The six new cases bring to 15 the total number of athletes caught doping in Beijing, and underscore the IOC's aggressive policy in catching drug cheats even outside the period of the Olympics.
The IOC re-analyzed a total of 948 samples from Beijing after new lab tests for CERA and insulin became available following the Olympics.
The testing began in January and focused mainly on endurance events in cycling, rowing, swimming and track and field.
Tsoumeleka finished ninth in the 20-kilometer walk, and Perisic was eliminated in the first-round heats of the 800.
Tsoumeleka announced in January that she had tested positive in Beijing rechecks.
She was charged by a Greek prosecutor earlier this month with using banned drugs.
In Rome, the Italian Olympic Committee suspended Rebellin and anti-doping prosecutor Ettore Torri called him to a hearing on Monday.

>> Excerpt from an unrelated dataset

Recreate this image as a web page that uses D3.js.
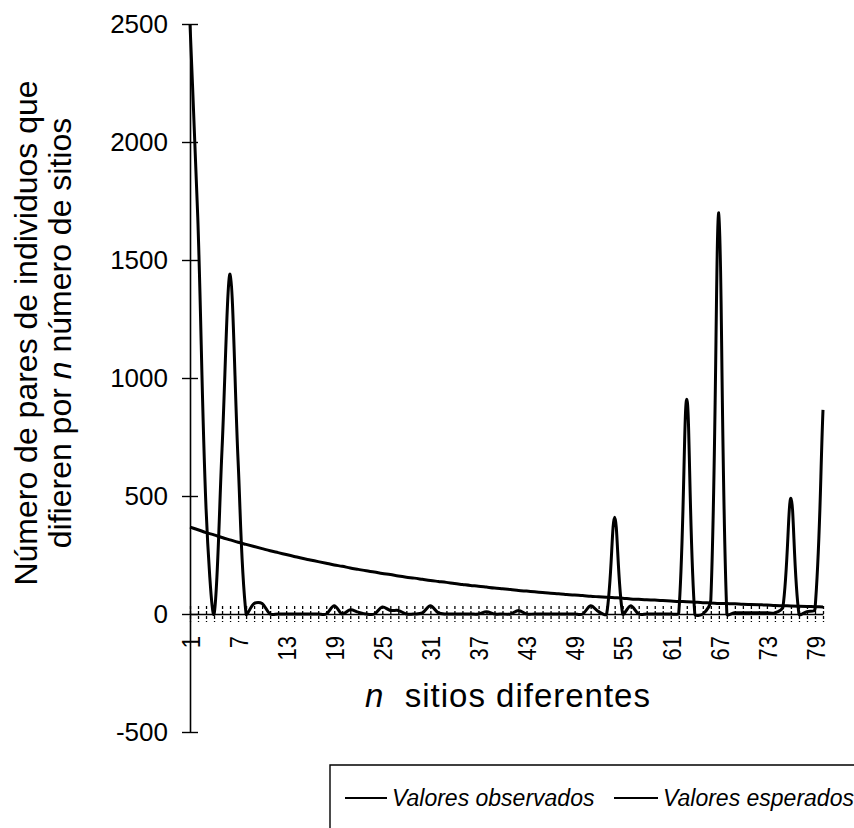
<!DOCTYPE html>
<html>
<head>
  <meta charset="utf-8">
  <script src="https://d3js.org/d3.v7.min.js"></script>
  <style>
    body { margin: 0; background: #fff; }
    text { font-family: "Liberation Sans", Arial, sans-serif; fill: #000; }
  </style>
</head>
<body>
<script>
  // categories: n sitios diferentes (1..80)
  var sitios = d3.range(1, 81);

  // tick labels shown on the x axis
  var xTickLabels = [1, 7, 13, 19, 25, 31, 37, 43, 49, 55, 61, 67, 73, 79];

  // y axis ticks
  var yTicks = [-500, 0, 500, 1000, 1500, 2000, 2500];

  // Valores observados
  var observados = [
    2500, 1650, 450, 0, 700, 1440, 650, 0, 45, 45,
    0, 0, 0, 0, 0, 0, 0, 0, 35, 0,
    18, 8, 0, 0, 30, 15, 15, 0, 0, 5,
    35, 5, 0, 0, 0, 0, 0, 10, 0, 0,
    0, 15, 0, 0, 0, 0, 0, 0, 0, 0,
    35, 10, 0, 410, 0, 35, 0, 0, 0, 0,
    0, 5, 910, 0, 0, 60, 1700, 0, 5, 5,
    5, 5, 5, 5, 30, 490, 0, 10, 20, 865
  ];

  // Valores esperados
  var esperados = [
    368, 357, 345, 335, 324, 314, 304, 295, 286, 277,
    268, 260, 252, 244, 236, 229, 222, 215, 208, 202,
    195, 189, 183, 178, 172, 167, 161, 156, 152, 147,
    142, 138, 134, 129, 125, 121, 118, 114, 110, 107,
    104, 100, 97, 94, 91, 88, 86, 83, 80, 78,
    75, 73, 71, 69, 67, 64, 62, 60, 59, 57,
    55, 53, 52, 50, 48, 47, 45, 44, 43, 41,
    40, 39, 38, 36, 35, 34, 33, 32, 31, 30
  ];

  var width = 854, height = 828;

  // spreadsheet-style smoothed line: tangent through the neighbours,
  // each control arm weighted by the length of its own segment
  function SmoothCurve(context) { this._context = context; }
  SmoothCurve.prototype = {
    areaStart: function () {},
    areaEnd: function () {},
    lineStart: function () { this._x = []; this._y = []; },
    point: function (px, py) { this._x.push(+px); this._y.push(+py); },
    lineEnd: function () {
      var xs = this._x, ys = this._y, n = xs.length, c = this._context;
      if (!n) return;
      c.moveTo(xs[0], ys[0]);
      function dist(i, j) { return Math.hypot(xs[j] - xs[i], ys[j] - ys[i]); }
      for (var i = 0; i < n - 1; i++) {
        var a = Math.max(i - 1, 0), b = i + 1, d = Math.min(i + 2, n - 1);
        var dPrev = dist(a, i), dCur = dist(i, b), dNext = dist(b, d);
        var w1 = dCur / ((dPrev + dCur) || 1);
        var w2 = dCur / ((dCur + dNext) || 1);
        var c1x = xs[i] + (xs[b] - xs[a]) * w1 / 3,
            c1y = ys[i] + (ys[b] - ys[a]) * w1 / 3,
            c2x = xs[b] - (xs[d] - xs[i]) * w2 / 3,
            c2y = ys[b] - (ys[d] - ys[i]) * w2 / 3;
        c.bezierCurveTo(c1x, c1y, c2x, c2y, xs[b], ys[b]);
      }
    }
  };
  function curveSmooth(context) { return new SmoothCurve(context); }

  var svg = d3.select("body").append("svg")
      .attr("width", width)
      .attr("height", height);

  var x = d3.scalePoint()
      .domain(sitios)
      .range([190, 823]);

  var y = d3.scaleLinear()
      .domain([-500, 2500])
      .range([732, 24]);

  // y axis
  var yAxis = d3.axisLeft(y)
      .tickValues(yTicks)
      .tickSize(0)
      .tickPadding(22)
      .tickFormat(function (d) { return String(d); });

  var gy = svg.append("g")
      .attr("transform", "translate(190,0)")
      .call(yAxis);
  gy.select(".domain").attr("stroke", "#000").attr("stroke-width", 1.6);
  gy.selectAll(".tick text")
      .style("font-size", "26px")
      .attr("font-family", null);
  gy.selectAll(".tick").append("line")
      .attr("x1", -8).attr("x2", 8)
      .attr("stroke", "#000").attr("stroke-width", 1.4);

  // x axis, crossing at zero
  var xAxis = d3.axisBottom(x)
      .tickSize(0)
      .tickPadding(0)
      .tickFormat(function (d) { return xTickLabels.indexOf(d) >= 0 ? d : ""; });

  var gx = svg.append("g")
      .attr("transform", "translate(0," + y(0) + ")")
      .call(xAxis);
  gx.select(".domain").attr("stroke", "#000").attr("stroke-width", 1.4);
  gx.selectAll(".tick").append("line")
      .attr("y1", -8).attr("y2", 8)
      .attr("stroke", "#000").attr("stroke-width", 1.3)
      .attr("stroke-dasharray", "3,2");
  gx.selectAll(".tick text")
      .attr("font-family", null)
      .style("font-size", "22px")
      .attr("text-anchor", "end")
      .attr("transform", "scale(1.2,1) rotate(-90)")
      .attr("x", -22)
      .attr("y", 0)
      .attr("dy", "0.35em");

  // lines
  var line = d3.line()
      .x(function (d, i) { return x(sitios[i]); })
      .y(function (d) { return y(d); })
      .curve(curveSmooth);

  svg.append("path")
      .datum(esperados)
      .attr("fill", "none")
      .attr("stroke", "#000")
      .attr("stroke-width", 3)
      .attr("d", line);

  svg.append("path")
      .datum(observados)
      .attr("fill", "none")
      .attr("stroke", "#000")
      .attr("stroke-width", 3)
      .attr("stroke-linejoin", "round")
      .attr("d", line);

  // y title
  var yt = svg.append("text")
      .attr("transform", "translate(37,333) rotate(-90)")
      .attr("text-anchor", "middle")
      .style("font-size", "32px");
  yt.append("tspan").attr("x", 0).attr("y", 0).text("Número de pares de individuos que");
  var yt2 = yt.append("tspan").attr("x", 0).attr("y", 34);
  yt2.append("tspan").text("difieren por ");
  yt2.append("tspan").style("font-style", "italic").text("n");
  yt2.append("tspan").text(" número de sitios");

  // x title
  var xt = svg.append("text")
      .attr("x", 508)
      .attr("y", 707)
      .attr("text-anchor", "middle")
      .style("font-size", "33px")
      .style("letter-spacing", "1px");
  xt.append("tspan").style("font-style", "italic").text("n");
  xt.append("tspan").attr("xml:space", "preserve").text("  sitios diferentes");

  // legend
  var leg = svg.append("g");
  leg.append("path")
      .attr("d", "M330,828V765H854")
      .attr("fill", "none")
      .attr("stroke", "#000")
      .attr("stroke-width", 1.4);

  var legItems = [
    { name: "Valores observados", x0: 345, x1: 387 },
    { name: "Valores esperados", x0: 614, x1: 658 }
  ];
  legItems.forEach(function (d) {
    leg.append("line")
        .attr("x1", d.x0).attr("x2", d.x1)
        .attr("y1", 798).attr("y2", 798)
        .attr("stroke", "#000").attr("stroke-width", 2);
    leg.append("text")
        .attr("x", d.x1 + 5)
        .attr("y", 806)
        .style("font-size", "23px")
        .style("font-style", "italic")
        .text(d.name);
  });
</script>
</body>
</html>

The 37-year-old Rebellin finished second behind Spain's Samuel Sanchez in the Olympic road race. If he loses his medal, Switzerland's Fabian Cancellera could move to silver and Russia's Alexander Kolobnev to bronze.
Rebellin's pro cycling team, Diquigiovanni-Androni, temporarily suspended the rider, pending analysis of the "B" sample.
The German cycling federation announced that Schumacher, who finished 13th in the Beijing time trial and dropped out before the finish of the road race, was among the positive cases.
The 27-year-old Schumacher already has been banned for two years by the International Cycling Union after being caught by French authorities in retesting of Tour de France samples for CERA.
Schumacher won two individual time trial stages at the Tour de France last July and wore the yellow jersey for two days as race leader.
The IOC previously disqualified nine athletes for doping at the Aug. 8-24 Olympics. In addition, there were six doping cases involving horses in the equestrian competition.
The IOC has already stripped four athletes of Beijing medals – Ukrainian heptathlete Lyudmila Blonska (silver), Belarusian hammer throwers Vadim Devyatovskiy (silver) and Ivan Tsikhan (bronze) and North Korean shooter Kim Jong Su (silver and bronze).